We have recently received 2 letters from Ab's family.
I must admit when I started the adoption process last January, this was not in my original plan of how our adoption would be. In fact, when we received our referral and the paperwork said that both his mother and father was still alive, I was shocked.
I called our caseworker and asked all of those questions that you can imagine were floating around in my head. Why are they giving him up? Why can't we just help them? Are they sure? Is there anything we can do? etc. etc.
I was told that yes, they were offered help....yes, they are sure....and that their poverty is so extreme (at a level that we can't possibly understand) that this is the decision that they have had to make to ensure that their child has a hope and a future. When there are no government programs to help you when you are unemployed, no WIC, no food stamps, no medicaid and on and on. Put this with their ill health, you can begin to understand their heartache.

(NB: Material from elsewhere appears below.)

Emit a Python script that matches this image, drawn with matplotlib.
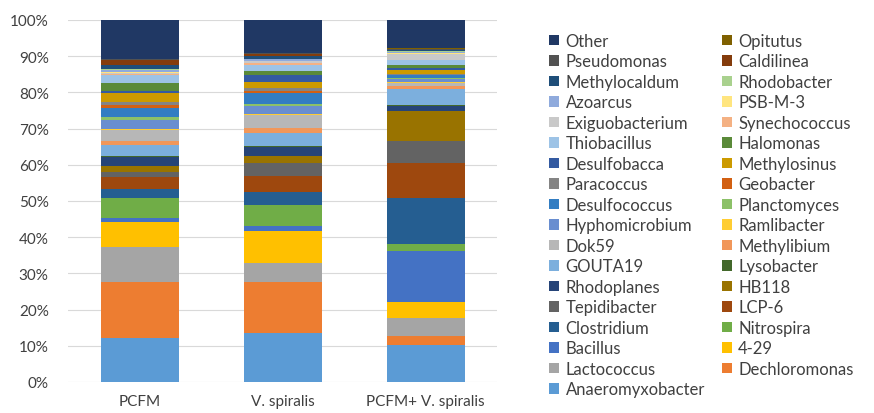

After meeting them, I know that they are beautiful people who love their son....and God softened my heart.
Instead of feeling like they are an intrusion, I long for and welcome their letters. Instead of feeling like it is a burden to send them updates, I want them to know every detail possible. Instead of feeling threatened from their presence, I feel blessed and loved.
While it may be easy for some to judge their choice (yes, I have come face to face with those who have) we do not understand their predicament or heartache, because most of us will never be faced with such a decision.
May God bless them for their love and sacrifice.